> **What the task asks**
The lines to extract run from the first line of the material below to the line containing "const values = [53.75, 15.25, 22, 9, 0.05];", both included; leave the pictures behind.
-- START OF Information shown --
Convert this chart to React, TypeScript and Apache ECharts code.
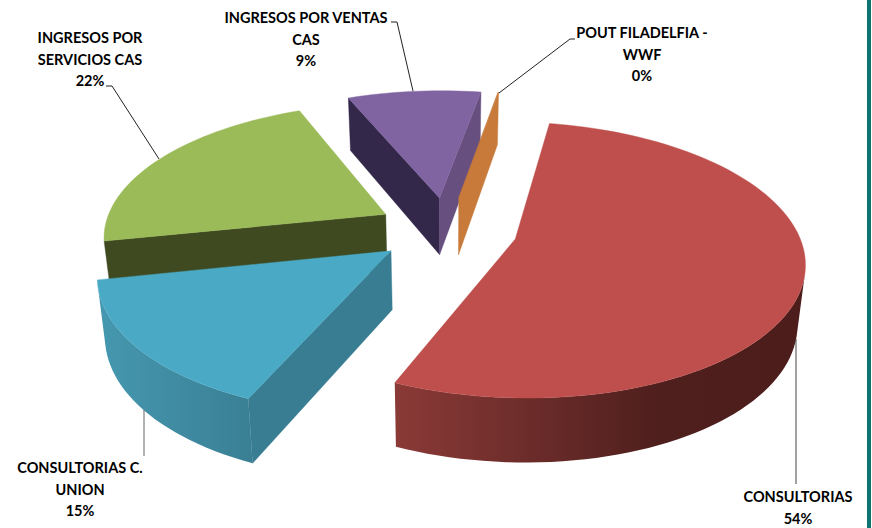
import React, { useEffect, useRef } from "react";
import * as echarts from "echarts";

const categories = [
  "CONSULTORIAS",
  "CONSULTORIAS C.\nUNION",
  "INGRESOS POR\nSERVICIOS CAS",
  "INGRESOS POR VENTAS\nCAS",
  "POUT FILADELFIA -\nWWF",
];
const values = [53.75, 15.25, 22, 9, 0.05];

const topColors = ["#BE4F4C", "#4AAAC5", "#9BBB59", "#8064A2", "#C77A3A"];
const startWallColors = ["#8A3A37", "#387D92", "#404A20", "#33274A", "#C77A3A"];
const endWallColors = ["#8A3A37", "#387D92", "#404A20", "#674F80", "#C77A3A"];
const arcWallStops: [number, string][][] = [
  [[0, "#8A3A37"], [0.65, "#4E1F1D"], [1, "#4C1D1B"]],
  [[0, "#4598B0"], [1, "#3A7F94"]],
  [[0, "#55662E"], [1, "#404A20"]],
  [[0, "#33274A"], [1, "#33274A"]],
  [[0, "#C77A3A"], [1, "#C77A3A"]],
];

const CX = 447;
const CY = 229.5;
const K = 282;
const TILT = 0.468;
const PERSPECTIVE = 0.15;
const DEPTH = 58;
const DEPTH_POWER = 0.6;
const CONVERGE = 0.978;
const EXPLODE = 0.25;
const START_DEG = 10;

const RAD = Math.PI / 180;
const total = values.reduce((a, b) => a + b, 0);

const project = (X: number, Y: number, bottom: boolean): number[] => {
  const s = 1 / (1 - PERSPECTIVE * Y);
  let x = CX + K * X * s;
  let y = CY + K * TILT * Y * s;
  if (bottom) {
    x = CX + (x - CX) * CONVERGE;
    y += DEPTH * Math.pow(s, DEPTH_POWER);
  }
  return [x, y];
};

const shoelace = (p: number[][]) => {
  let a = 0;
  for (let i = 0; i < p.length; i++) {
    const q = p[(i + 1) % p.length];
    a += p[i][0] * q[1] - q[0] * p[i][1];
  }
  return a;
};

let running = START_DEG;
const rows = values.map((v, i) => {
  const sweep = (v / total) * 360;
  const row = { index: i, value: [v, running, sweep, i] };
  running += sweep;
  return row;
});
const drawRows = [...rows].sort((a, b) => {
  const ya = -Math.cos((a.value[1] + a.value[2] / 2) * RAD);
  const yb = -Math.cos((b.value[1] + b.value[2] / 2) * RAD);
  return ya - yb;
});

const renderSlice = (_params: any, api: any) => {
  const start = api.value(1) as number;
  const sweep = api.value(2) as number;
  const i = api.value(3) as number;
  const mid = (start + sweep / 2) * RAD;
  const ox = Math.sin(mid) * EXPLODE;
  const oy = -Math.cos(mid) * EXPLODE;
  const steps = Math.max(2, Math.ceil(sweep / 2));
  const rim: number[][] = [];
  for (let n = 0; n <= steps; n++) {
    const a = (start + (sweep * n) / steps) * RAD;
    rim.push([ox + Math.sin(a), oy - Math.cos(a)]);
  }
  const top = rim.map((p) => project(p[0], p[1], false));
  const low = rim.map((p) => project(p[0], p[1], true));
  const apexTop = project(ox, oy, false);
  const apexLow = project(ox, oy, true);

  const children: any[] = [];
  const poly = (points: number[][], fill: any) => ({
    type: "polygon",
    shape: { points },
    style: { fill, stroke: typeof fill === "string" ? fill : undefined, lineWidth: 0.4 },
    silent: true,
  });

  const startQuad = [apexTop, top[0], low[0], apexLow];
  if (shoelace(startQuad) < 0) children.push(poly(startQuad, startWallColors[i]));
  const last = steps;
  const endQuad = [top[last], apexTop, apexLow, low[last]];
  if (shoelace(endQuad) < 0) children.push(poly(endQuad, endWallColors[i]));

  const runTop: number[][] = [];
  const runLow: number[][] = [];
  for (let n = 0; n < steps; n++) {
    const quad = [top[n], top[n + 1], low[n + 1], low[n]];
    if (shoelace(quad) < 0) {
      if (!runTop.length) {
        runTop.push(top[n]);
        runLow.push(low[n]);
      }
      runTop.push(top[n + 1]);
      runLow.push(low[n + 1]);
    }
  }
  if (runTop.length) {
    const grad = new echarts.graphic.LinearGradient(
      0, 0, 1, 0,
      arcWallStops[i].map(([offset, color]) => ({ offset, color }))
    );
    children.push(poly([...runTop, ...[...runLow].reverse()], grad));
  }

  children.push(poly([apexTop, ...top], topColors[i]));
  return { type: "group", children };
};

const labelText = (i: number) =>
  `${categories[i]}\n${Math.round((values[i] / total) * 100)}%`;

const FONT = { fontFamily: "Lato", fontWeight: 700, fontSize: 14.5, lineHeight: 21.5 };

const labelSpots = [
  { i: 0, x: 798, y: 486 },
  { i: 1, x: 80, y: 457 },
  { i: 2, x: 90, y: 27 },
  { i: 3, x: 306, y: 7 },
  { i: 4, x: 642, y: 22 },
];

const leaders: { points: number[][]; stroke: string }[] = [
  { points: [[796, 339], [796, 484]], stroke: "#444" },
  { points: [[144, 410], [144, 456]], stroke: "#666" },
  { points: [[106, 86], [112, 86], [159, 159]], stroke: "#222" },
  { points: [[391, 22], [397, 22], [413, 91]], stroke: "#222" },
  { points: [[575, 39], [570, 39], [499, 93]], stroke: "#222" },
];

export default function App() {
  const ref = useRef<HTMLDivElement>(null);
  useEffect(() => {
    document.body.style.margin = "0";
    const chart = echarts.init(ref.current!, undefined, { renderer: "svg" });
    chart.setOption({
      animation: false,
      backgroundColor: "#FFFFFF",
      series: [
        {
          type: "custom",
          coordinateSystem: "none",
          renderItem: renderSlice,
          silent: true,
          data: drawRows.map((r) => ({ value: r.value, name: categories[r.index] })),
          z: 2,
        },
      ],
      graphic: [
        {
          type: "rect",
          z: 1,
          silent: true,
          shape: { x: 867, y: 0, width: 4, height: 528 },
          style: { fill: "#0F7370" },
        },
        ...leaders.map((l) => ({
          type: "polyline",
          z: 5,
          silent: true,
          shape: { points: l.points },
          style: { stroke: l.stroke, lineWidth: 1, fill: "none" },
        })),
        ...labelSpots.map((s) => ({
          type: "text",
          z: 6,
          silent: true,
          x: s.x,
          y: s.y,
          style: {
            text: labelText(s.i),
            align: "center",
            verticalAlign: "top",
            fill: "#000000",
            ...FONT,
          },
        })),
      ],
    });
    return () => chart.dispose();
  }, []);
  return (
    <div
      ref={ref}
      style={{ position: "absolute", left: 0, top: 0, width: 872, height: 528 }}
    />
  );
}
-- END OF Information shown --
> **The completed task**
Convert this chart to React, TypeScript and Apache ECharts code.
import React, { useEffect, useRef } from "react";
import * as echarts from "echarts";

const categories = [
  "CONSULTORIAS",
  "CONSULTORIAS C.\nUNION",
  "INGRESOS POR\nSERVICIOS CAS",
  "INGRESOS POR VENTAS\nCAS",
  "POUT FILADELFIA -\nWWF",
];
const values = [53.75, 15.25, 22, 9, 0.05];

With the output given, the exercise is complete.